Attention Policing
Performatively questioning why something isn't getting more attention when it's already widely visible.
"Anyone else find it odd this is getting so little attention?"
"Why isn't everyone talking about this?"
"Surprised this isn't blowing up more."
"Can't believe this only has X upvotes."
Why It's Unproductive
Reframes the conversation around meta-commentary about visibility instead of the actual topic. It's tempting because it positions the commenter as someone who spotted something important before others, but it usually appears on posts that already have thousands of views or posts the social media's feed system thinks the user will engage with. Derails potential substantive discussion into debates about algorithms, attention, and what "deserves" visibility.
The Better Move
Skip the commentary about what other people should be paying attention to and engage with the substance instead. If something genuinely matters, say why it matters or highlight the specific part worth digging into.
Why It's Better
Treating the content as worth discussing is more persuasive than complaining that others aren't discussing it enough. It also keeps the thread focused on the topic rather than drifting into meta-debates about algorithms and visibility.
Examples
OP: "Study shows microplastics found in 90% of tested water supplies." [15,000 upvotes, 800 comments] Antipattern: "Anyone else find it odd this is getting so little attention? This should be front page news everywhere." Better: "The methodology section mentions they tested rural and urban sources differently. Would be interested to see a breakdown by region."

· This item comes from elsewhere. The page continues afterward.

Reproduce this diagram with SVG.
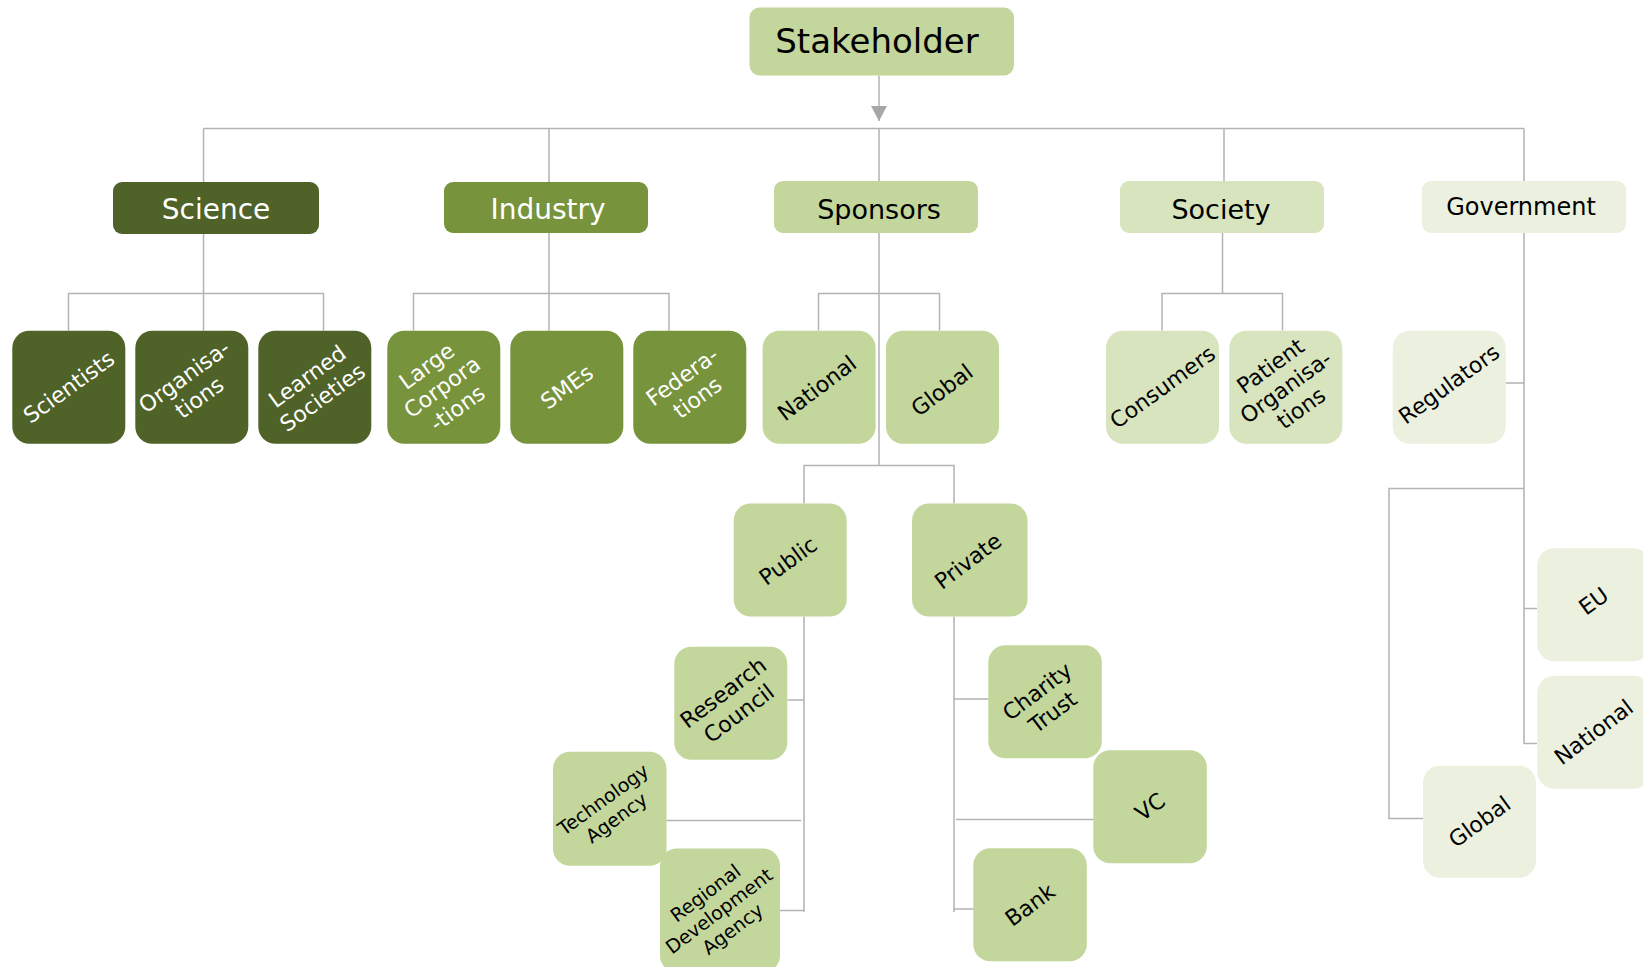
<svg xmlns="http://www.w3.org/2000/svg" width="1643" height="967" viewBox="0 0 1643 967">
<style>
.c{fill:none;stroke:#b3b3b3;stroke-width:1.5}
.t{font-family:"DejaVu Sans",Verdana,sans-serif;text-anchor:middle}
.w{fill:#ffffff}
.k{fill:#000000}
.s22{font-size:22px}
.s19{font-size:19px}
.dg{fill:#4f6228}
.mg{fill:#77933c}
.lg{fill:#c3d69b}
.sg{fill:#d7e4bd}
.pg{fill:#ebf1de}
</style>
<defs>
<marker id="ah" viewBox="0 0 16 16" markerWidth="16" markerHeight="16" refX="15" refY="8" orient="auto" markerUnits="userSpaceOnUse">
<path d="M0,0 L15,8 L0,16 Z" fill="#a6a6a6"/>
</marker>
</defs>
<rect width="1643" height="967" fill="#ffffff"/>
<g id="connectors">
<path class="c" d="M879,75.5 V121" marker-end="url(#ah)"/>
<path class="c" d="M203.5,128.5 H1524 M203.5,128.5 V182 M549,128.5 V182 M879,128.5 V181 M1224,128.5 V181 M1524,128.5 V181"/>
<path class="c" d="M203.5,234 V330.5 M68.5,330.5 V293.5 H323.5 V330.5"/>
<path class="c" d="M549,233 V330.5 M413.5,330.5 V293.5 H669 V330.5"/>
<path class="c" d="M879,233 V465.5 M818.5,330.5 V293.5 H939.5 V330.5 M804,503.5 V465.5 H954 V503.5"/>
<path class="c" d="M1222.5,233 V293.5 M1162,330.5 V293.5 H1282.5 V330.5"/>
<path class="c" d="M1524,233 V608.5 M1505.5,383 H1524 M1524,488.5 H1389 V818.5 H1423 M1524,608.5 H1537 M1524,608.5 V743.5 H1537"/>
<path class="c" d="M804,616.5 V912 M787.5,700 H804 M666.5,820.5 H801 M780,910.5 H804"/>
<path class="c" d="M954,616.5 V912 M954,699 H988.5 M956,819.5 H1093.5 M954,909 H973.5"/>
</g>
<g id="stakeholder"><rect class="lg" x="749.5" y="7.5" width="264.5" height="68" rx="10"/><text class="t k" x="877" y="53" font-size="34">Stakeholder</text></g>
<g id="science"><rect class="dg" x="113" y="182" width="206" height="52" rx="9"/><text class="t w" x="216" y="219" font-size="28">Science</text></g>
<g id="industry"><rect class="mg" x="444" y="182" width="204" height="51" rx="9"/><text class="t w" x="548" y="219" font-size="28">Industry</text></g>
<g id="sponsors"><rect class="lg" x="774" y="181" width="204" height="52" rx="9"/><text class="t k" x="879" y="219" font-size="27">Sponsors</text></g>
<g id="society"><rect class="sg" x="1120" y="181" width="204" height="52" rx="9"/><text class="t k" x="1221" y="219" font-size="27">Society</text></g>
<g id="government"><rect class="pg" x="1422" y="181" width="204" height="52" rx="9"/><text class="t k" x="1521" y="215" font-size="24">Government</text></g>

<g id="scientists"><rect class="dg" x="12.3" y="330.7" width="113" height="113" rx="17"/><text class="t w s22" transform="translate(68.8,387) rotate(-36)" x="0" y="7.7">Scientists</text></g>
<g id="organisations"><rect class="dg" x="135.3" y="330.7" width="113" height="113" rx="17"/><text class="t w s22" transform="translate(191.8,387) rotate(-36)"><tspan x="0" y="-5.3">Organisa-</tspan><tspan x="0" dy="26">tions</tspan></text></g>
<g id="learned-societies"><rect class="dg" x="258.3" y="330.7" width="113" height="113" rx="17"/><text class="t w s22" transform="translate(314.8,387) rotate(-36)"><tspan x="0" y="-5.3">Learned</tspan><tspan x="0" dy="26">Societies</tspan></text></g>
<g id="large-corporations"><rect class="mg" x="387.3" y="330.7" width="113" height="113" rx="17"/><text class="t w s22" transform="translate(442,387) rotate(-36)"><tspan x="0" y="-18.3">Large</tspan><tspan x="0" dy="26">Corpora</tspan><tspan x="0" dy="26">-tions</tspan></text></g>
<g id="smes"><rect class="mg" x="510.3" y="330.7" width="113" height="113" rx="17"/><text class="t w s22" transform="translate(566.8,387) rotate(-36)" x="0" y="7.7">SMEs</text></g>
<g id="federations"><rect class="mg" x="633.3" y="330.7" width="113" height="113" rx="17"/><text class="t w s22" transform="translate(689.8,387) rotate(-36)"><tspan x="0" y="-5.3">Federa-</tspan><tspan x="0" dy="26">tions</tspan></text></g>
<g id="sp-national"><rect class="lg" x="762.6" y="330.7" width="113" height="113" rx="17"/><text class="t k s22" transform="translate(817,388) rotate(-37)" x="0" y="7.7">National</text></g>
<g id="sp-global"><rect class="lg" x="886" y="330.7" width="113" height="113" rx="17"/><text class="t k s22" transform="translate(942,390) rotate(-37)" x="0" y="7.7">Global</text></g>
<g id="consumers"><rect class="sg" x="1106" y="330.7" width="113" height="113" rx="17"/><text class="t k s22" transform="translate(1162.5,387) rotate(-36)" x="0" y="7.7">Consumers</text></g>
<g id="patient-organisations"><rect class="sg" x="1229.3" y="330.7" width="113" height="113" rx="17"/><text class="t k s22" transform="translate(1285.8,387) rotate(-36)"><tspan x="0" y="-18.3">Patient</tspan><tspan x="0" dy="26">Organisa-</tspan><tspan x="0" dy="26">tions</tspan></text></g>
<g id="regulators"><rect class="pg" x="1392.7" y="330.7" width="113" height="113" rx="17"/><text class="t k s22" transform="translate(1449,384) rotate(-36)" x="0" y="7.7">Regulators</text></g>

<g id="public"><rect class="lg" x="733.7" y="503.5" width="113" height="113" rx="17"/><text class="t k s22" transform="translate(788,561) rotate(-36)" x="0" y="7.7">Public</text></g>
<g id="private"><rect class="lg" x="912" y="503.5" width="115.5" height="113" rx="17"/><text class="t k s22" transform="translate(968,561) rotate(-37)" x="0" y="7.7">Private</text></g>
<g id="research-council"><rect class="lg" x="674.3" y="646.8" width="113" height="113" rx="17"/><text class="t k s22" transform="translate(731,703) rotate(-37)"><tspan x="0" y="-5.3">Research</tspan><tspan x="0" dy="26">Council</tspan></text></g>
<g id="technology-agency"><rect class="lg" x="553" y="751.8" width="113.5" height="114" rx="17"/><text class="t k s19" transform="translate(609.8,808.7) rotate(-36)"><tspan x="0" y="-4.6">Technology</tspan><tspan x="0" dy="22.5">Agency</tspan></text></g>
<g id="regional-development-agency"><rect class="lg" x="660" y="848.5" width="120" height="124" rx="17"/><text class="t k s19" transform="translate(719,911) rotate(-37)"><tspan x="0" y="-15.8">Regional</tspan><tspan x="0" dy="22.5">Development</tspan><tspan x="0" dy="22.5">Agency</tspan></text></g>
<g id="charity-trust"><rect class="lg" x="988.3" y="645.3" width="113.5" height="113" rx="17"/><text class="t k s22" transform="translate(1045,701.7) rotate(-37)"><tspan x="0" y="-5.3">Charity</tspan><tspan x="0" dy="26">Trust</tspan></text></g>
<g id="vc"><rect class="lg" x="1093.3" y="750.3" width="113.5" height="113" rx="17"/><text class="t k s22" transform="translate(1150,806.8) rotate(-36)" x="0" y="7.7">VC</text></g>
<g id="bank"><rect class="lg" x="973.3" y="848.3" width="113.5" height="113" rx="17"/><text class="t k s22" transform="translate(1030,904.8) rotate(-36)" x="0" y="7.7">Bank</text></g>

<g id="eu"><rect class="pg" x="1537.3" y="548.3" width="113" height="113" rx="17"/><text class="t k s22" transform="translate(1593.5,601) rotate(-36)" x="0" y="7.7">EU</text></g>
<g id="gov-national"><rect class="pg" x="1537.3" y="675.7" width="113" height="113" rx="17"/><text class="t k s22" transform="translate(1593.7,732) rotate(-37)" x="0" y="7.7">National</text></g>
<g id="gov-global"><rect class="pg" x="1423" y="765.7" width="113" height="112" rx="17"/><text class="t k s22" transform="translate(1479.5,821.7) rotate(-36)" x="0" y="7.7">Global</text></g>
</svg>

OP: "New open-source project for lightweight container orchestration." Antipattern: "Surprised this isn't blowing up more. People are sleeping on this." Better: "Looks interesting. How does it handle service discovery compared to something like Nomad?"
OP: "Researchers find that short breaks during learning improve retention by 20%." Antipattern: "Can't believe this only has 50 upvotes. This is way more important than half the stuff on the front page." Better: "20% is significant if it holds across age groups. Did they test whether the type of break matters, or just the gap itself?"